As described in the other thread, I can’t imagine a previously slower GPU (RTX 5000) overtaking a faster GPU (W6800) even though it wasn’t capable of doing so before, just because of parallel execution.
If it had been faster, it would have been seen before.
And the parallel execution of four previews actually shows that the GPU (W6800) can do more.
I know that Nvidia has a better support and much better documentation, I can also only reflect what I see and how it behaves and that makes no sense.
Thats the situation with V3.0.3.0 performed by Puget systems.
RX6900 XT is close to 4090 and in front of 3090.
With parallel execution now the 4090 is two to four times as fast.
And this makes no sense.
People have already written in the forum that it runs poorly on AMD with 3.1.0.
Some GPUs behave better than others as you increase the parallelization of the work.
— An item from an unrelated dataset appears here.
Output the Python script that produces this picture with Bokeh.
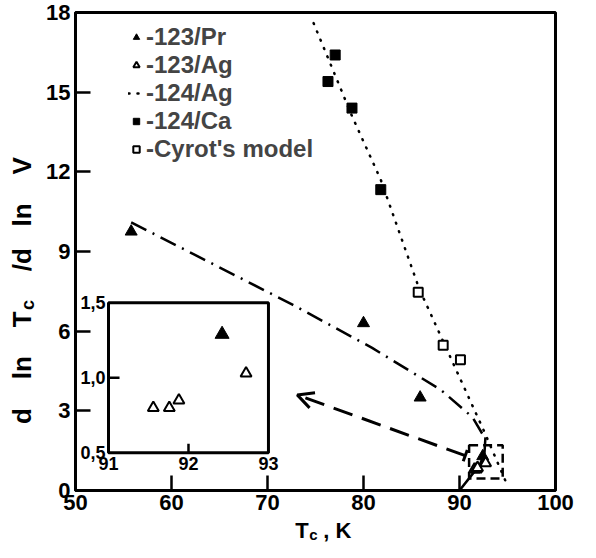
import math
from bokeh.plotting import figure
from bokeh.layouts import column, row
from bokeh.models import (Range1d, Legend, LegendItem, Arrow, OpenHead,
                          TeeHead, FixedTicker)
from bokeh.core.properties import value
from bokeh.embed import file_html
from bokeh.resources import INLINE

# ---------------- data ----------------
x_ticks = [50, 60, 70, 80, 90, 100]
y_ticks = [0, 3, 6, 9, 12, 15, 18]

pr123_x = [55.8, 80.0, 85.9, 92.42]          # 123/Pr  (filled triangles)
pr123_y = [9.75, 6.3, 3.5, 1.29]
ag123_x = [91.56, 91.76, 91.88, 92.72]       # 123/Ag  (open triangles)
ag123_y = [0.80, 0.80, 0.85, 1.03]
ag124_x = [74.8, 78.8, 81.8, 85.8, 92.6, 94.8]   # 124/Ag dotted line
ag124_y = [17.6, 14.1, 11.7, 7.6, 2.2, 0.35]
ca124_x = [76.3, 77.05, 78.8, 81.8]          # 124/Ca  (filled squares)
ca124_y = [15.4, 16.4, 14.4, 11.33]
cyrot_x = [85.7, 88.3, 90.1]                 # Cyrot's model (open squares)
cyrot_y = [7.47, 5.47, 4.92]
pr_fit_x = [55.8, 72.6, 80.9, 88.05, 91.35, 92.6]   # dash-dot trend
pr_fit_y = [10.1, 7.0, 5.37, 3.79, 2.76, 2.0]
ag_fit_x = [90.0, 91.2, 92.1, 92.6, 92.7]           # short solid trend
ag_fit_y = [0.0, 0.55, 0.95, 1.4, 2.0]
arrow_from = (90.6, 1.31)
arrow_to = (73.1, 3.6)
box_x = (91.0, 94.5)
box_y = (0.45, 1.7)

inset_x_ticks = [91, 92, 93]
inset_x_labels = ["91", "92", "93"]
inset_y_ticks = [0.5, 1.0, 1.5]
inset_y_labels = ["0,5", "1,0", "1,5"]

legend_labels = ["-123/Pr", "-123/Ag", "-124/Ag", "-124/Ca", "-Cyrot's model"]

NB = "\u00a0"
ylabel_parts = ["d" + NB * 4 + "ln" + NB * 4 + "T", "c",
                NB * 4 + "/d" + NB * 3 + "ln" + NB * 4 + "V"]
xlabel_parts = ["T", "c", ", K"]

FONT = "Liberation Sans"

# ---------------- main figure ----------------
p = figure(width=540, height=519, x_range=Range1d(50, 100), y_range=Range1d(0, 18),
           output_backend="svg", toolbar_location=None,
           min_border_left=35, min_border_right=25, min_border_top=12, min_border_bottom=29)
p.grid.visible = False
p.outline_line_color = "black"
p.outline_line_width = 3

for ax, ticks in ((p.xaxis[0], x_ticks), (p.yaxis[0], y_ticks)):
    ax.ticker = FixedTicker(ticks=ticks)
    ax.axis_line_width = 3
    ax.major_tick_in = 15
    ax.major_tick_out = 0
    ax.major_tick_line_width = 2.5
    ax.minor_tick_line_color = None
    ax.major_label_text_font = FONT
    ax.major_label_text_font_style = "bold"
    ax.major_label_text_font_size = "22px"
    ax.major_label_text_color = "black"
p.xaxis.major_label_standoff = 4
p.yaxis.major_label_standoff = 5

r_ag124 = p.line(ag124_x, ag124_y, line_color="black", line_width=2.5,
                 line_dash="1 8", line_cap="round")
p.line(pr_fit_x, pr_fit_y, line_color="black", line_width=2.5, line_dash="17 7 2 7")
p.line(ag_fit_x, ag_fit_y, line_color="black", line_width=2.5)
p.quad(left=[box_x[0]], right=[box_x[1]], bottom=[box_y[0]], top=[box_y[1]],
       fill_color=None, line_color="black", line_width=2.5, line_dash="9 5")
p.add_layout(Arrow(x_start=arrow_from[0], y_start=arrow_from[1],
                   x_end=arrow_to[0], y_end=arrow_to[1],
                   line_color="black", line_width=3, line_dash="20 10",
                   start=TeeHead(size=12, line_width=3),
                   end=OpenHead(size=16, line_width=3)))

r_pr = p.scatter(pr123_x, pr123_y, marker="triangle", size=12,
                 fill_color="black", line_color="black")
r_ag = p.scatter(ag123_x, ag123_y, marker="triangle", size=11,
                 fill_color="white", line_color="black", line_width=2)
r_ca = p.scatter(ca124_x, ca124_y, marker="square", size=10,
                 fill_color="black", line_color="black")
r_cy = p.scatter(cyrot_x, cyrot_y, marker="square", size=9,
                 fill_color="white", line_color="black", line_width=2)

legend = Legend(items=[LegendItem(label=legend_labels[0], renderers=[r_pr]),
                       LegendItem(label=legend_labels[1], renderers=[r_ag]),
                       LegendItem(label=legend_labels[2], renderers=[r_ag124]),
                       LegendItem(label=legend_labels[3], renderers=[r_ca]),
                       LegendItem(label=legend_labels[4], renderers=[r_cy])],
                location=(53, 327), border_line_color=None, background_fill_alpha=0,
                padding=0, margin=0, spacing=-2, glyph_width=16, glyph_height=20,
                label_height=20, label_standoff=2,
                label_text_font=FONT, label_text_font_style="bold",
                label_text_font_size="24px")
p.add_layout(legend)

# ---------------- inset (own scales mapped into a sub-region) ----------------
inset = p.subplot(x_source=Range1d(91, 93), y_source=Range1d(0.5, 1.5),
                  x_target=Range1d(53.44, 70.1), y_target=Range1d(1.42, 7.07))
inset.quad(left=[inset_x_ticks[0]], right=[inset_x_ticks[-1]],
           bottom=[inset_y_ticks[0]], top=[inset_y_ticks[-1]],
           fill_color="white", line_color="black", line_width=3)
inset.ray(x=[inset_x_ticks[1]], y=[inset_y_ticks[0]], length=9, length_units="screen",
          angle=math.pi / 2, line_color="black", line_width=2.5)
inset.ray(x=[inset_x_ticks[0]], y=[inset_y_ticks[1]], length=11, length_units="screen",
          angle=0, line_color="black", line_width=2.5)
inset.scatter(ag123_x, ag123_y, marker="triangle", size=11,
              fill_color="white", line_color="black", line_width=2)
inset.scatter([pr123_x[-1]], [pr123_y[-1]], marker="triangle", size=14,
              fill_color="black", line_color="black")
inset.text(x=inset_x_ticks, y=[inset_y_ticks[0]] * 3, text=inset_x_labels,
           text_align="center", text_baseline="top", y_offset=4,
           text_font=value(FONT), text_font_style="bold", text_font_size="18px")
inset.text(x=[inset_x_ticks[0]] * 3, y=inset_y_ticks, text=inset_y_labels,
           text_align="right", text_baseline="middle", x_offset=-3,
           text_font=value(FONT), text_font_style="bold", text_font_size="18px")

# ---------------- axis titles (side strips sharing the main ranges) ----------------
def strip(**kw):
    f = figure(output_backend="svg", toolbar_location=None, x_axis_type=None,
               y_axis_type=None, outline_line_color=None, **kw)
    f.grid.visible = False
    return f

ylab = strip(width=40, height=519, x_range=Range1d(0, 1), y_range=p.y_range,
             min_border_left=0, min_border_right=0, min_border_top=12, min_border_bottom=29)
yl_x, yl_y = 0.53, 2.5
ylab.text(x=[yl_x], y=[yl_y], text=[ylabel_parts[0]], angle=math.pi / 2,
          text_align="left", text_baseline="middle",
          text_font=value(FONT), text_font_style="bold", text_font_size="26px")
ylab.text(x=[yl_x], y=[yl_y], text=[ylabel_parts[1]], angle=math.pi / 2,
          x_offset=6, y_offset=-114, text_align="left", text_baseline="middle",
          text_font=value(FONT), text_font_style="bold", text_font_size="18px")
ylab.text(x=[yl_x], y=[yl_y], text=[ylabel_parts[2]], angle=math.pi / 2,
          y_offset=-124, text_align="left", text_baseline="middle",
          text_font=value(FONT), text_font_style="bold", text_font_size="26px")

xlab = strip(width=580, height=23, x_range=p.x_range, y_range=Range1d(0, 1),
             min_border_left=75, min_border_right=25, min_border_top=0, min_border_bottom=0)
xl_x, xl_y = 72.9, 0.54
xlab.text(x=[xl_x], y=[xl_y], text=[xlabel_parts[0]], text_align="left",
          text_baseline="middle", text_font=value(FONT), text_font_style="bold",
          text_font_size="22px")
xlab.text(x=[xl_x], y=[xl_y], text=[xlabel_parts[1]], x_offset=14, y_offset=4,
          text_align="left", text_baseline="middle", text_font=value(FONT),
          text_font_style="bold", text_font_size="15px")
xlab.text(x=[xl_x], y=[xl_y], text=[xlabel_parts[2]], x_offset=28,
          text_align="left", text_baseline="middle", text_font=value(FONT),
          text_font_style="bold", text_font_size="22px")

layout = column(row(ylab, p), xlab)
open("out.html", "w").write(file_html(layout, INLINE))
And this has become quite noticeable with recent Nvidia GPUs.
Recent high end consumer Nvidia GPUs typically have much higher raw compute performance than their competitor consumer AMD GPUs. For example, the RTX 3090 with 35.58 TFLOPS of FP32 compute performance compared to the RX 6950XT with 23.65 TFLOPS of FP32 compute performance.
Yet in a large number of applications that make heavy use of FP32, this does not lead to a noticeable performance boost for Nvidia. And this is because a lot of applications have a hard time making their work parallel enough to take full advantage of the highly parallel GPU design Nvidia has started using on their consumer GPUs in recent years.
It’s POSSIBLE that the changes made in TVAI to increase the parallelization of tasks ends up favoring Nvidia more than AMD GPUs due to differences in the two manufacturers GPU designs. Or the way parallelization was implemented favors Nvidia. However, I’m doubtful this is the main cause for the performance you’re observing.
The use of Tensor RT on Nvidia compared to AMD could be having an impact?
There could be driver or compiler bugs for AMD that’s causing a performance decrease (Another application I use had a 30% performance decrease on AMD a few months ago due to a compiler bug)?
Maybe there’s a lack of proper optimization for AMD hardware?
This is all just speculation. And you’re better off waiting and seeing what the “AMD optimizations” that @suraj has suggested may be being worked on, brings for your hardware.
You also have to keep in mind that the increase in parallelization of TVAI also probably increases the memory bandwidth requirements of the applications. Nvidia and AMD once again differ there when comparing “typical competitors”. For example, the RTX 3090 has a memory bandwidth of 936.2 GB/s
while the RX 6950XT has a memory bandwidth of 576.0 GB/s. And they’re laid out differently, for example, the RTX 3090 having a wider memory bus. This could also be having an impact on the performance scaling of different GPUs with the update. But once again, this is all speculation and it’s possible very few of these factors have an impact on the scaling of TVAI across different hardware.
I really just wanted to let you know that as code changes are made to improve performance, the scaling of that performance improvement may be different across different hardware, more so across different vendors due to differences in chip design, drivers, memory layout, memory speed, etc.
I did reinstall 3.0.12 and the performance is 1 frame slower to 3.1.1.1b.
Therefore, I assume that I am correct with my assumption.
I did compare a 2018 Turing GPU vs a RDNA2 2020 GPU.
Quadro RTX 5000 = 22 fps in 3.1.0.
FP16 (half) performance
22.30 TFLOPS (2:1)
FP32 (float) performance
11.15 TFLOPS
Bandwidth
448.0 GB/s
Radeon Pro W6800 = 8 - 11 fps in 3.1.0(1b) → 6 - 8 fps in 3.0.12. → 6.6 fps in 2.6.4
FP16 (half) performance
35.64 TFLOPS (2:1)
FP32 (float) performance
17.82 TFLOPS
Bandwidth
512.0 GB/s
You are of course right with your data, no question, but I have tested both GPUs in the same system.
Except for version 3.0.12, which I tested today on the W6800.